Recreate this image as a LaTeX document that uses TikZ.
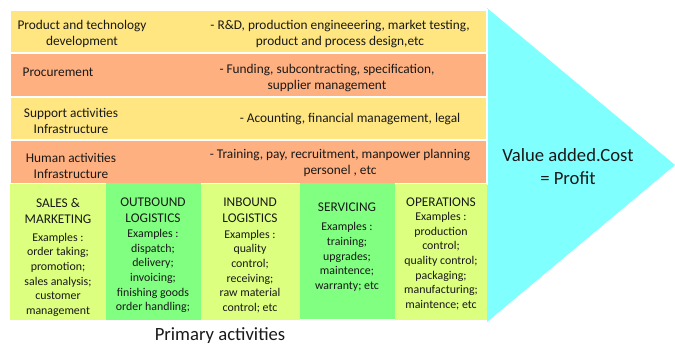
\documentclass[tikz,border=0pt]{standalone}
\usepackage{fontspec}
\setmainfont{Carlito}
\usetikzlibrary{positioning}
\definecolor{chainYellow}{RGB}{255, 230, 128}
\definecolor{chainSalmon}{RGB}{255, 176, 128}
\definecolor{chainLime}{RGB}{221, 255, 128}
\definecolor{chainGreen}{RGB}{128, 255, 128}
\definecolor{chainCyan}{RGB}{128, 255, 255}
\definecolor{chainText}{RGB}{25, 25, 25}

\tikzset{
  band/.style={draw=white, line width=1pt},
  bandtext/.style={align=center, inner sep=0pt, text=chainText, font=\fontsize{10}{12.5}\selectfont},
  colhead/.style={align=center, inner sep=0pt, text=chainText, font=\fontsize{10}{11.8}\selectfont},
  colbody/.style={align=center, inner sep=0pt, text=chainText, font=\fontsize{8.9}{11}\selectfont},
  bigtext/.style={align=center, inner sep=0pt, text=chainText, font=\fontsize{14}{17.3}\selectfont}
}

\begin{document}
\begin{tikzpicture}[x=0.75pt, y=-0.75pt]
        \useasboundingbox (0,0) rectangle (675,347);

        % margin arrow
        \fill[chainCyan] (487,8) -- (675,165) -- (487,322) -- cycle;
        \node[bigtext] (profit) at (568,167) {Value added.Cost\\= Profit};

        % support activities
        \path[band, fill=chainYellow] (10,10) rectangle (487,53);
        \path[band, fill=chainSalmon] (10,53) rectangle (487,97);
        \path[band, fill=chainYellow] (10,97) rectangle (487,140);
        \path[band, fill=chainSalmon] (10,140) rectangle (487,184);

        \node[bandtext] (techL) at (82,34) {Product and technology\\development};
        \node[bandtext] (techR) at (340,34) {- R\&D, production engineeering, market testing,\\product and process design,etc};
        \node[bandtext] (procL) at (58,72) {Procurement};
        \node[bandtext] (procR) at (327,78) {- Funding, subcontracting, specification,\\supplier management};
        \node[bandtext] (infraL) at (71,121) {Support activities\\Infrastructure};
        \node[bandtext] (infraR) at (350,119) {- Acounting, financial management, legal};
        \node[bandtext] (hrL) at (71,166) {Human activities\\Infrastructure};
        \node[bandtext] (hrR) at (340,163) {- Training, pay, recruitment, manpower planning\\personel , etc};

        % primary activities
        \fill[chainLime] (10,184) rectangle (106,320);
        \fill[chainGreen] (106,183) rectangle (201,320);
        \fill[chainLime] (201,184) rectangle (300,320);
        \fill[chainGreen] (300,183) rectangle (395,319);
        \fill[chainLime] (395,184) rectangle (487,320);

        \node[colhead, anchor=north] (salesH) at (58,198) {SALES \&\\MARKETING};
        \node[colbody, below=7pt of salesH] (salesB) {Examples :\\order taking;\\promotion;\\sales analysis;\\customer\\management};
        \node[colhead, anchor=north] (outH) at (153,198) {OUTBOUND\\LOGISTICS};
        \node[colbody, below=4.5pt of outH] (outB) {Examples :\\dispatch;\\delivery;\\invoicing;\\finishing goods\\order handling;};
        \node[colhead, anchor=north] (inH) at (250,198) {INBOUND\\LOGISTICS};
        \node[colbody, below=5pt of inH] (inB) {Examples :\\quality\\control;\\receiving;\\raw material\\control; etc};
        \node[colhead, anchor=north] (servH) at (347,203) {SERVICING};
        \node[colbody, below=7.5pt of servH] (servB) {Examples :\\training;\\upgrades;\\maintence;\\warranty; etc};
        \node[colhead, anchor=north] (opsH) at (441,198) {OPERATIONS};
        \node[colbody, below=3.5pt of opsH] (opsB) {Examples :\\production\\control;\\quality control;\\packaging;\\manufacturing;\\maintence; etc};

        \node[bigtext] (primary) at (220,336) {Primary activities};
    \end{tikzpicture}
\end{document}
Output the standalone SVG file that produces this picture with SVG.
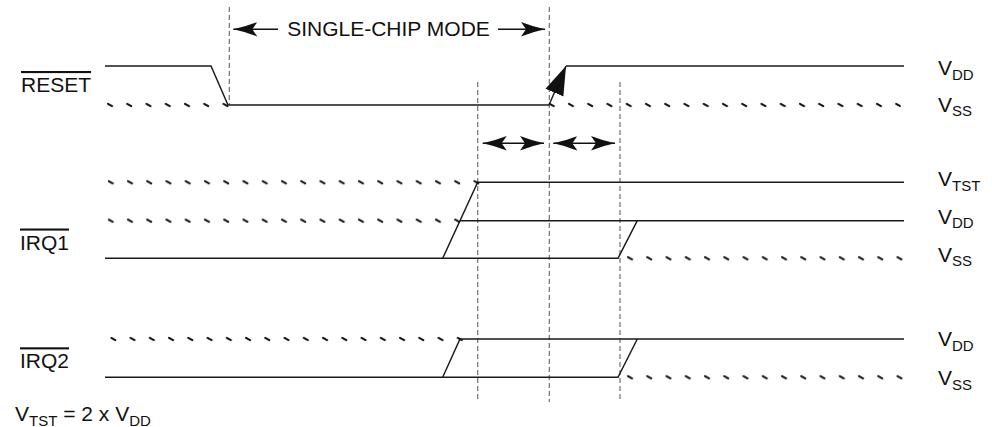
<svg xmlns="http://www.w3.org/2000/svg" width="992" height="427" viewBox="0 0 992 427">
<style>
 .t{font-family:"Liberation Sans",Arial,sans-serif;font-size:21px;fill:#111}
 .s{font-size:15px}
 .o{text-decoration:overline}
 .w{fill:none;stroke:#1a1a1a;stroke-width:1.45}
 .g{fill:none;stroke:#707070;stroke-width:1.2;stroke-dasharray:5 3}
 .d{stroke:none;fill:url(#ticks)}
 .a1{fill:none;stroke:#111;stroke-width:1.4;marker-end:url(#ah)}
 .a2{fill:none;stroke:#111;stroke-width:1.4;marker-start:url(#ah);marker-end:url(#ah)}
</style>
<defs>
 <pattern id="ticks" patternUnits="userSpaceOnUse" x="-3" y="-3" width="19.25" height="6">
  <line x1="1" y1="1.9" x2="5" y2="4.1" stroke="#111" stroke-width="2.1" stroke-linecap="round"/>
 </pattern>
 <marker id="ah" markerUnits="userSpaceOnUse" orient="auto-start-reverse" markerWidth="26" markerHeight="16" refX="24" refY="8" viewBox="0 0 26 16">
  <path d="M24,8 Q12,5.5 0,0.8 L5,8 L0,15.2 Q12,10.5 24,8 Z" fill="#111"/>
 </marker>
 <marker id="bh" markerUnits="userSpaceOnUse" orient="auto" markerWidth="30" markerHeight="20" refX="29" refY="9.75" viewBox="0 0 30 19.5">
  <path d="M29,9.75 L0,0 L0,19.5 Z" fill="#111"/>
 </marker>
</defs>

<g id="guides">
 <line class="g" x1="229.3" y1="7" x2="229.3" y2="105"/>
 <line class="g" x1="549.3" y1="7" x2="549.3" y2="402"/>
 <line class="g" x1="477.7" y1="82" x2="477.7" y2="402"/>
 <line class="g" x1="620" y1="82" x2="620" y2="402"/>
</g>

<g id="reset">
 <text class="t o" x="21" y="92">RESET</text>
 <path class="w" d="M105,66 H211 L228,105 H549"/>
 <path class="w" d="M566,66 H904"/>
 <line class="w" x1="549" y1="105" x2="566" y2="66" marker-end="url(#bh)"/>
 <rect class="d" x="-3" y="-3" width="122" height="6" transform="translate(110,105)"/>
 <rect class="d" x="-3" y="-3" width="352" height="6" transform="translate(551.7,105)"/>
 <text class="t" x="938" y="75">V<tspan class="s" dy="4.5">DD</tspan></text>
 <text class="t" x="938" y="111.7">V<tspan class="s" dy="4.5">SS</tspan></text>
</g>

<g id="irq1">
 <text class="t o" x="20" y="249.5">IRQ1</text>
 <path class="w" d="M105,258.3 H618 L637.3,220.7"/>
 <path class="w" d="M442.7,258.3 L477.7,182.3 H904"/>
 <path class="w" d="M460,220.7 H904"/>
 <rect class="d" x="-3" y="-3" width="372" height="6" transform="translate(110.7,182.3)"/>
 <rect class="d" x="-3" y="-3" width="353" height="6" transform="translate(110.7,220.7)"/>
 <rect class="d" x="-3" y="-3" width="276" height="6" transform="translate(630,258.3)"/>
 <text class="t" x="938" y="186">V<tspan class="s" dy="4.5">TST</tspan></text>
 <text class="t" x="938" y="223.5">V<tspan class="s" dy="4.5">DD</tspan></text>
 <text class="t" x="938" y="261.7">V<tspan class="s" dy="4.5">SS</tspan></text>
</g>

<g id="irq2">
 <text class="t o" x="20" y="368.3">IRQ2</text>
 <path class="w" d="M105,377.3 H618 L637.3,339"/>
 <path class="w" d="M442.7,377.3 L460,339 H904"/>
 <rect class="d" x="-3" y="-3" width="353" height="6" transform="translate(113.3,339)"/>
 <rect class="d" x="-3" y="-3" width="276" height="6" transform="translate(630,377.3)"/>
 <text class="t" x="938" y="346">V<tspan class="s" dy="4.5">DD</tspan></text>
 <text class="t" x="938" y="385">V<tspan class="s" dy="4.5">SS</tspan></text>
</g>

<g id="connectors">
 <line class="a1" x1="278" y1="29.3" x2="233.3" y2="29.3"/>
 <line class="a1" x1="498" y1="29.3" x2="545" y2="29.3"/>
 <line class="a2" x1="482.7" y1="143.3" x2="544" y2="143.3"/>
 <line class="a2" x1="553.3" y1="143.3" x2="615" y2="143.3"/>
</g>

<g id="labels">
 <text class="t" x="388.5" y="36" text-anchor="middle">SINGLE-CHIP MODE</text>
 <text class="t" x="15" y="421">V<tspan class="s" dy="4.5">TST</tspan><tspan dy="-4.5"> = 2 x V</tspan><tspan class="s" dy="4.5">DD</tspan></text>
</g>
</svg>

====

Reproduce exactly the run of lines that opens the listing and closes with the line holding "(profit) at (568,167)". Pictures are excluded.

Recreate this image as a LaTeX document that uses TikZ.
\documentclass[tikz,border=0pt]{standalone}
\usepackage{fontspec}
\setmainfont{Carlito}
\usetikzlibrary{positioning}
\definecolor{chainYellow}{RGB}{255, 230, 128}
\definecolor{chainSalmon}{RGB}{255, 176, 128}
\definecolor{chainLime}{RGB}{221, 255, 128}
\definecolor{chainGreen}{RGB}{128, 255, 128}
\definecolor{chainCyan}{RGB}{128, 255, 255}
\definecolor{chainText}{RGB}{25, 25, 25}

\tikzset{
  band/.style={draw=white, line width=1pt},
  bandtext/.style={align=center, inner sep=0pt, text=chainText, font=\fontsize{10}{12.5}\selectfont},
  colhead/.style={align=center, inner sep=0pt, text=chainText, font=\fontsize{10}{11.8}\selectfont},
  colbody/.style={align=center, inner sep=0pt, text=chainText, font=\fontsize{8.9}{11}\selectfont},
  bigtext/.style={align=center, inner sep=0pt, text=chainText, font=\fontsize{14}{17.3}\selectfont}
}

\begin{document}
\begin{tikzpicture}[x=0.75pt, y=-0.75pt]
        \useasboundingbox (0,0) rectangle (675,347);

        % margin arrow
        \fill[chainCyan] (487,8) -- (675,165) -- (487,322) -- cycle;
        \node[bigtext] (profit) at (568,167) {Value added.Cost\\= Profit};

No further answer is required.